Je suis d’origine belge et je me suis installé en France en 1984 alors que c’était déjà le cas, il n’y avait pas assez de vétérinaires ici pour répondre à la demande. Ce qu’on constate c’est une aggravation de la situation alors que depuis quelques années nous tirons la sonnette d’alarme pour que les autorités réagissent au plus haut niveau. Des actions ont également été menées par l’ordre des Vétérinaires auprès des présidents de conseils départementaux.
Comment expliquez-vous cette dégradation ?
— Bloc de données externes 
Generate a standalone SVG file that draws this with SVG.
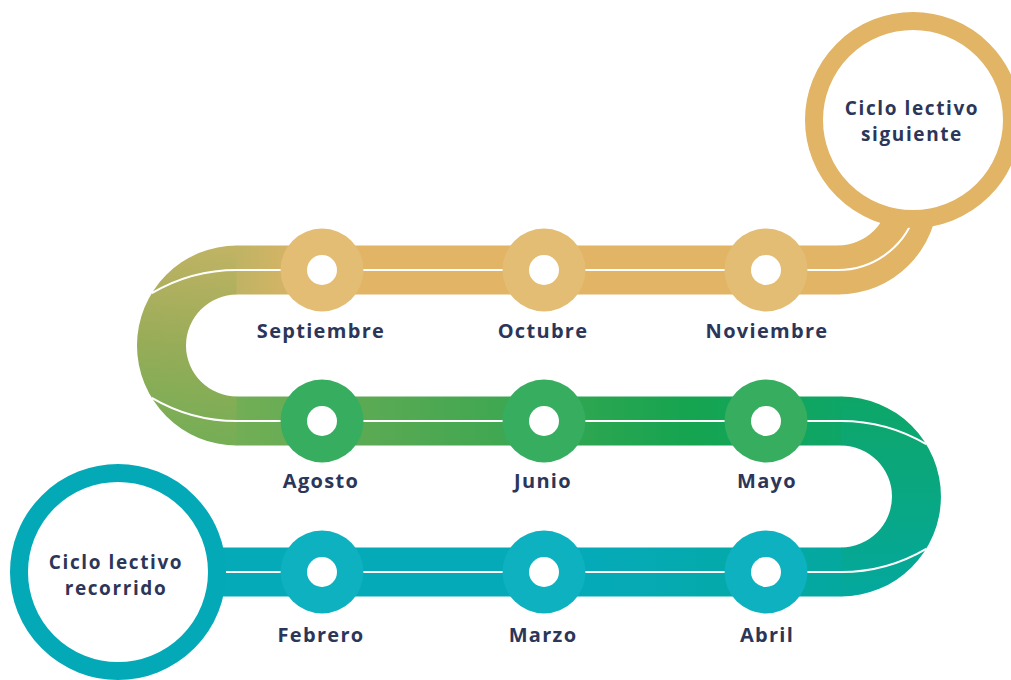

L’accès aux études est un premier problème récurrent. Le nombre d’étudiants admis sur concours dans les écoles vétérinaires est trop bas. On assiste donc à l’installation en France de professionnels diplômés dans d’autres pays. Ils sont aujourd’hui la moitié en exercice à avoir obtenu leur diplôme ailleurs. Nous n’avions dans le pays jusqu’à récemment que 4 écoles capables de former des vétérinaires à Maison Alfort, Lyon, Nantes et Toulouse. L’ouverture d’un 5ème établissement vient enfin d’avoir lieu à Rennes.
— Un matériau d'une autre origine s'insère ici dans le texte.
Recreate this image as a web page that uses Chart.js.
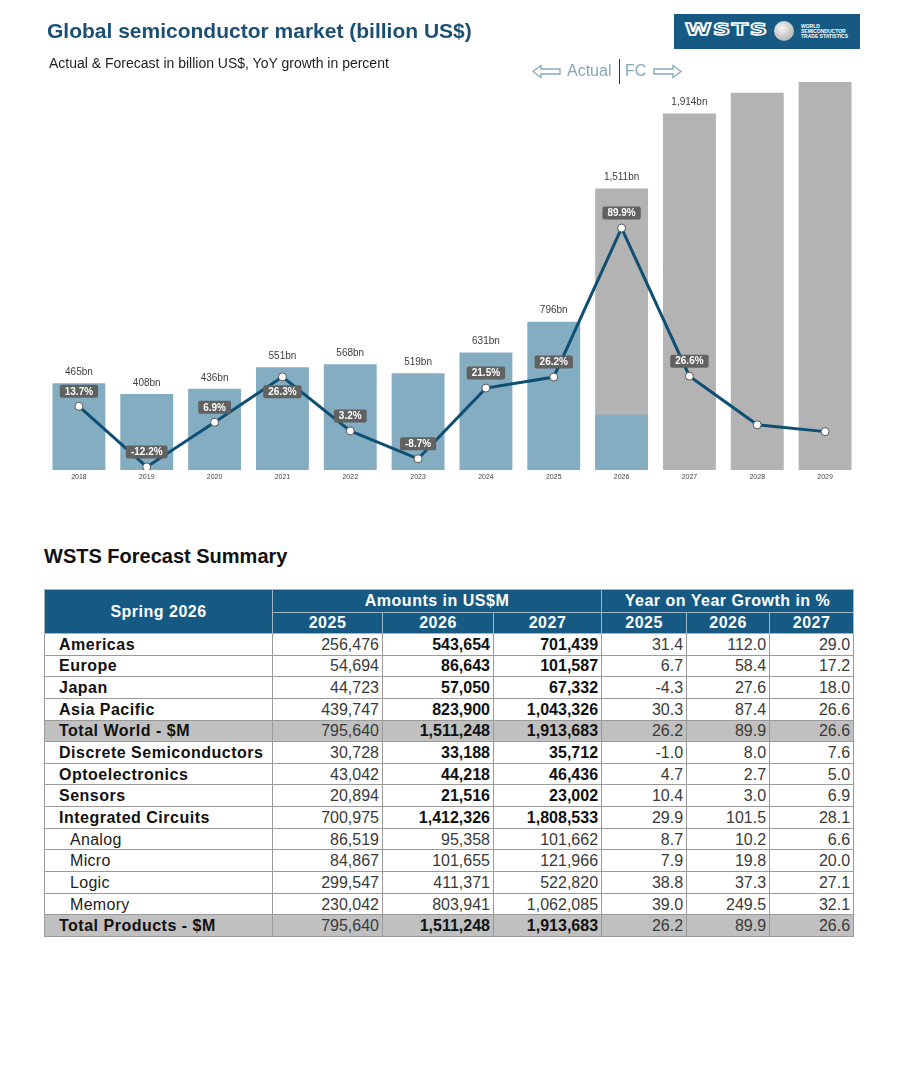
<!DOCTYPE html>
<html>
<head>
<meta charset="utf-8">
<script src="https://cdn.jsdelivr.net/npm/chart.js@4.4.1/dist/chart.umd.min.js"></script>
<style>
  body { margin: 0; background: #fff; font-family: Arial, "Liberation Sans", sans-serif; }
  #page { position: relative; width: 915px; height: 1087px; overflow: hidden; }
  .abs { position: absolute; white-space: nowrap; }
  #title { left: 47px; top: 19px; font-size: 21px; font-weight: bold; color: #1b4f73; }
  #subtitle { left: 49px; top: 55px; font-size: 14px; color: #1e1e1e; }
  #logo { left: 674px; top: 14px; width: 186px; height: 35px; background: #165a84; }
  #logo .word { position: absolute; left: 11px; top: 6px; font-size: 16px; line-height: 20px; font-weight: bold; color: #165a84; -webkit-text-stroke: 1.4px #fff; letter-spacing: 1px; font-family: "DejaVu Sans", sans-serif; transform: scaleX(1.5); transform-origin: left; }
  #logo .globe { position: absolute; left: 100px; top: 7px; width: 20px; height: 20px; border-radius: 50%; background: radial-gradient(circle at 40% 35%, #f4f4f4, #a3a3a3); }
  #logo .small { position: absolute; left: 127px; top: 10px; font-size: 5px; line-height: 5px; font-weight: bold; color: #fff; }
  .fc { font-size: 16px; color: #86a6ba; top: 62px; }
  #sep { left: 619px; top: 59px; width: 1px; height: 25px; background: #333; }
  #chartBox { left: 0; top: 0; }
  #tableTitle { left: 44px; top: 545px; font-size: 20px; font-weight: bold; color: #111; }
  #summary { position: absolute; left: 44px; top: 589px; width: 809px; border-collapse: collapse; table-layout: fixed; font-size: 16px; border: 1px solid #333; }
  #summary th { background: #165a84; color: #fff; font-weight: bold; text-align: center; border: 1px solid #9db6c8; padding: 0; letter-spacing: 0.5px; }
  #summary tbody tr { height: 21.65px; }
  #summary td { border: 1px solid #9a9a9a; padding: 0 3px 0 0; text-align: right; line-height: 19px; color: #3a3a3a; }
  #summary td.lbl { text-align: left; padding-left: 14px; color: #111; letter-spacing: 0.5px; }
  #summary tr.sub td.lbl { padding-left: 25px; color: #222; letter-spacing: 0.3px; }
  #summary .b { font-weight: bold; color: #111; }
  #summary tr.total td { background: #c0c0c0; }
</style>
</head>
<body>
<div id="page">
  <div id="chartBox" class="abs"><canvas id="marketChart" width="915" height="500"></canvas></div>
  <div id="title" class="abs">Global semiconductor market (billion US$)</div>
  <div id="subtitle" class="abs">Actual &amp; Forecast in billion US$, YoY growth in percent</div>
  <div id="logo" class="abs">
    <div class="word">WSTS</div>
    <div class="globe"></div>
    <div class="small">WORLD<br>SEMICONDUCTOR<br>TRADE STATISTICS</div>
  </div>
  <svg class="abs" style="left:532px;top:64px" width="30" height="15">
    <path d="M1,7.5 L9,1.5 L9,5 L28,5 L28,10 L9,10 L9,13.5 Z" fill="none" stroke="#86a6ba" stroke-width="1.3"/>
  </svg>
  <div class="abs fc" style="left:567px">Actual</div>
  <div id="sep" class="abs"></div>
  <div class="abs fc" style="left:625px">FC</div>
  <svg class="abs" style="left:652px;top:64px" width="30" height="15">
    <path d="M29,7.5 L21,1.5 L21,5 L2,5 L2,10 L21,10 L21,13.5 Z" fill="none" stroke="#86a6ba" stroke-width="1.3"/>
  </svg>
  <div id="tableTitle" class="abs">WSTS Forecast Summary</div>
  <table id="summary">
    <colgroup>
      <col style="width:228px"><col style="width:110px"><col style="width:111px"><col style="width:108px">
      <col style="width:85px"><col style="width:83px"><col style="width:84px">
    </colgroup>
    <thead>
      <tr style="height:23px">
        <th rowspan="2">Spring 2026</th>
        <th colspan="3">Amounts in US$M</th>
        <th colspan="3">Year on Year Growth in %</th>
      </tr>
      <tr id="yearRow" style="height:21px"></tr>
    </thead>
    <tbody id="summaryBody"></tbody>
  </table>
</div>

<script>
// chart data
const years = ["2018", "2019", "2020", "2021", "2022", "2023", "2024", "2025", "2026", "2027", "2028", "2029"];
const actualBn = [465, 408, 436, 551, 568, 519, 631, 796, 296, null, null, null];
const forecastBn = [null, null, null, null, null, null, null, null, 1511, 1914, 2025, 2083];
const marketBn = [465, 408, 436, 551, 568, 519, 631, 796, 1511, 1914, null, null];
const growthPct = [13.7, -12.2, 6.9, 26.3, 3.2, -8.7, 21.5, 26.2, 89.9, 26.6, 5.8, 2.9];

// table data
const tableYears = ["2025", "2026", "2027"];
const rowLabels = ["Americas", "Europe", "Japan", "Asia Pacific", "Total World - $M",
  "Discrete Semiconductors", "Optoelectronics", "Sensors", "Integrated Circuits",
  "Analog", "Micro", "Logic", "Memory", "Total Products - $M"];
const rowKinds = ["main", "main", "main", "main", "total", "main", "main", "main", "main",
  "sub", "sub", "sub", "sub", "total"];
const amount2025 = [256476, 54694, 44723, 439747, 795640, 30728, 43042, 20894, 700975, 86519, 84867, 299547, 230042, 795640];
const amount2026 = [543654, 86643, 57050, 823900, 1511248, 33188, 44218, 21516, 1412326, 95358, 101655, 411371, 803941, 1511248];
const amount2027 = [701439, 101587, 67332, 1043326, 1913683, 35712, 46436, 23002, 1808533, 101662, 121966, 522820, 1062085, 1913683];
const growth2025 = [31.4, 6.7, -4.3, 30.3, 26.2, -1.0, 4.7, 10.4, 29.9, 8.7, 7.9, 38.8, 39.0, 26.2];
const growth2026 = [112.0, 58.4, 27.6, 87.4, 89.9, 8.0, 2.7, 3.0, 101.5, 10.2, 19.8, 37.3, 249.5, 89.9];
const growth2027 = [29.0, 17.2, 18.0, 26.6, 26.6, 7.6, 5.0, 6.9, 28.1, 6.6, 20.0, 27.1, 32.1, 26.6];

const BLUE_BAR = "#84adc1";
const GRAY_BAR = "#b3b3b3";
const LINE_COLOR = "#0e4f73";

document.addEventListener("DOMContentLoaded", () => {
  renderMarketChart();
  renderSummaryTable();
});

const barLabelsPlugin = {
  id: "barLabels",
  afterDatasetsDraw(chart) {
    const ctx = chart.ctx;
    const blueMeta = chart.getDatasetMeta(0);
    const grayMeta = chart.getDatasetMeta(1);
    const lineMeta = chart.getDatasetMeta(2);

    ctx.save();
    years.forEach((year, i) => {
      if (marketBn[i] == null) return;
      let top = Infinity;
      if (actualBn[i] != null) top = Math.min(top, blueMeta.data[i].y);
      if (forecastBn[i] != null) top = Math.min(top, grayMeta.data[i].y);
      const x = blueMeta.data[i].x;

      ctx.font = "10px Arial";
      ctx.fillStyle = "#404040";
      ctx.textAlign = "center";
      ctx.textBaseline = "middle";
      ctx.fillText(marketBn[i].toLocaleString("en-US") + "bn", x, top - 11);

      // growth badge, above the point unless it would hit the value label
      const pt = lineMeta.data[i];
      const text = growthPct[i].toFixed(1) + "%";
      let cy = pt.y - 15;
      if (cy - 7 < top - 5) cy = pt.y + 15;
      ctx.font = "bold 10px Arial";
      const w = ctx.measureText(text).width + 10;
      ctx.fillStyle = "#616161";
      ctx.beginPath();
      ctx.roundRect(pt.x - w / 2, cy - 6.5, w, 13, 2);
      ctx.fill();
      ctx.fillStyle = "#fff";
      ctx.fillText(text, pt.x, cy + 0.5);
    });
    ctx.restore();
  },
};

function renderMarketChart() {
  const canvas = document.getElementById("marketChart");
  const ctx = canvas.getContext("2d");
  new Chart(ctx, {
    type: "bar",
    data: {
      labels: years,
      datasets: [
        {
          label: "Actual",
          data: actualBn,
          backgroundColor: BLUE_BAR,
          barPercentage: 0.78,
          categoryPercentage: 1,
          yAxisID: "y",
          order: 2,
        },
        {
          label: "Forecast",
          data: forecastBn,
          backgroundColor: GRAY_BAR,
          barPercentage: 0.78,
          categoryPercentage: 1,
          yAxisID: "y",
          order: 3,
        },
        {
          type: "line",
          label: "YoY growth",
          data: growthPct,
          yAxisID: "y2",
          borderColor: LINE_COLOR,
          borderWidth: 3,
          tension: 0,
          pointRadius: 4,
          pointBackgroundColor: "#fff",
          pointBorderColor: "#555",
          pointBorderWidth: 1,
          order: 1,
        },
      ],
    },
    options: {
      responsive: false,
      animation: false,
      layout: { padding: { left: 45, right: 56, top: 75, bottom: 0 } },
      plugins: {
        legend: { display: false },
        tooltip: { enabled: false },
      },
      scales: {
        x: {
          stacked: true,
          grid: { display: false, drawTicks: false },
          border: { display: false },
          ticks: {
            font: { family: "Arial", size: 7 },
            color: "#444",
            padding: 3,
            maxRotation: 0,
            autoSkip: false,
          },
          afterFit: (scale) => { scale.height = 30; },
        },
        y: { display: false, stacked: false, min: 0, max: 2120 },
        y2: { display: false, min: -13.5, max: 155.3 },
      },
    },
    plugins: [barLabelsPlugin],
  });
}

function renderSummaryTable() {
  const yearRow = document.getElementById("yearRow");
  [...tableYears, ...tableYears].forEach((yr) => {
    const th = document.createElement("th");
    th.textContent = yr;
    yearRow.appendChild(th);
  });

  const tbody = document.getElementById("summaryBody");
  rowLabels.forEach((label, i) => {
    const kind = rowKinds[i];
    const row = document.createElement("tr");
    row.className = kind;
    const boldAmounts = kind !== "sub";

    const cells = [
      { text: label, cls: "lbl" + (kind !== "sub" ? " b" : "") },
      { text: amount2025[i].toLocaleString("en-US"), cls: "" },
      { text: amount2026[i].toLocaleString("en-US"), cls: boldAmounts ? "b" : "" },
      { text: amount2027[i].toLocaleString("en-US"), cls: boldAmounts ? "b" : "" },
      { text: growth2025[i].toFixed(1), cls: "" },
      { text: growth2026[i].toFixed(1), cls: "" },
      { text: growth2027[i].toFixed(1), cls: "" },
    ];
    cells.forEach((c) => {
      const td = document.createElement("td");
      td.textContent = c.text;
      if (c.cls) td.className = c.cls;
      row.appendChild(td);
    });
    tbody.appendChild(row);
  });
}
</script>
</body>
</html>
La demande en soins vétérinaires a augmenté à ce point ?
C’est le cas et l’offre de soins n’a pas suivi la même évolution. Les courbes se sont croisées. Nous sommes environ 20 000 en France. Si la demande de la clientèle augmente de 1%, il faut mettre les mêmes moyens en face c’est-à-dire 1% de vétérinaires donc 200 personnes. À chaque fois, il faudrait ouvrir une nouvelle école pour faire face. Par exemple, pendant la crise sanitaire du Covid, la demande de soins vétérinaires a augmenté de 3% et depuis, on est à un point supplémentaire chaque année… La clientèle est aussi plus exigeante et les vétérinaires doivent acquérir plus de compétences le matériel nécessaire.
Tout le territoire est-il touché ?
Le problème est plus inquiétant en milieu rural. C’est un véritable enjeu pour les années à venir, car les conséquences vont bien au-delà de la situation de notre profession.
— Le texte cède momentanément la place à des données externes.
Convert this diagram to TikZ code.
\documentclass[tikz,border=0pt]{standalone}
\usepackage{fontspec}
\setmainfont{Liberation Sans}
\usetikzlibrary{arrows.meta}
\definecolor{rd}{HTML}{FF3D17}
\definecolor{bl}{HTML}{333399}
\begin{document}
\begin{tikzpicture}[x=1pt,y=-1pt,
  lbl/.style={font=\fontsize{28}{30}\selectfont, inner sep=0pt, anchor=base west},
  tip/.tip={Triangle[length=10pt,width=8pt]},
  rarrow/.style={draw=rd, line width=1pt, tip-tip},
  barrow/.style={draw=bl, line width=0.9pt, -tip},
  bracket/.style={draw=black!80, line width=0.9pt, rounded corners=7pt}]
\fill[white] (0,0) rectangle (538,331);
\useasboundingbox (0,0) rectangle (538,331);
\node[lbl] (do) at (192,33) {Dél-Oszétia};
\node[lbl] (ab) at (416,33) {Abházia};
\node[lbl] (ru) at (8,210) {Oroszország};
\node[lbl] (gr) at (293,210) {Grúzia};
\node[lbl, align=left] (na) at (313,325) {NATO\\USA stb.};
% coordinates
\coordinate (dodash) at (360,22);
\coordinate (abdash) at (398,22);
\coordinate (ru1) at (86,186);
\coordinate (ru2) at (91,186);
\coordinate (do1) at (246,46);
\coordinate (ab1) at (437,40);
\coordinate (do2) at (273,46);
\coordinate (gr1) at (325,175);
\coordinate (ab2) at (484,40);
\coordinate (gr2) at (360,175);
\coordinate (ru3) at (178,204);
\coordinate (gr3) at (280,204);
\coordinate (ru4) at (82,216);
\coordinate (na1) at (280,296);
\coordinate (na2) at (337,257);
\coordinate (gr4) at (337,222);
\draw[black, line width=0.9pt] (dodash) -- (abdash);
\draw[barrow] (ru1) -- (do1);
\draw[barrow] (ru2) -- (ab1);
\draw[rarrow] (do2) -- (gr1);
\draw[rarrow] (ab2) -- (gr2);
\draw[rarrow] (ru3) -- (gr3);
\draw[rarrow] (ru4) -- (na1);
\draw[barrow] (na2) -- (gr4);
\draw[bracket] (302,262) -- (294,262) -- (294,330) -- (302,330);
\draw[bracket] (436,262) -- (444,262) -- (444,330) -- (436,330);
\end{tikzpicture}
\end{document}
Peut-on parler de déserts vétérinaires comme on parle de déserts médicaux ?
La situation est encore plus grave. Pour attirer des médecins, les pouvoirs publics font des efforts pour être attractifs en mettant à disposition des logements et des locaux. Mais quand un vétérinaire veut s’installer dans nos campagnes, c’est un vrai hôpital qu’il doit mettre en place avec laboratoire, matériel de chirurgie, pharmacie… donc c’est quasiment impossible de le faire seul tant les moyens nécessaires sont importants. Je ne parle même pas de la capacité de travail ensuite pour faire face aux besoins locaux.
Vous aimeriez plus d’aides financières ?
Ce qu’il faut avant tout c’est de ne pas laisser fermer un cabinet vétérinaire existant, favoriser la transmission autant que possible car une fois fermé pendant quelques années, une réouverture est presque impossible pour les raisons évoquées. Il faut vraiment comprendre que l’absence de vétérinaire porte préjudice à la vie agricole locale car nous délivrons des soins bien sûr mais aussi des certifications sanitaires. Donc comment fera-t-on quand le premier professionnel sera à des dizaines de kilomètres ?
Un diagnostic a été fait. Que préconise-t-il ?
Ce document répondait à une demande du Ministère de l’Agriculture. Il est question d’améliorer l’accueil des jeunes dans les territoires, de les attirer en montrant les avantages du milieu rural, l’intérêt de la pratique dans les campagnes et en les accueillant plus facilement pour des stages Les questions des conjoints et du logement ont également été mises en avant et enfin, éviter les fermetures est essentiel et pour cela, il faut pouvoir trouver des associés à celles et ceux qui en ont besoin.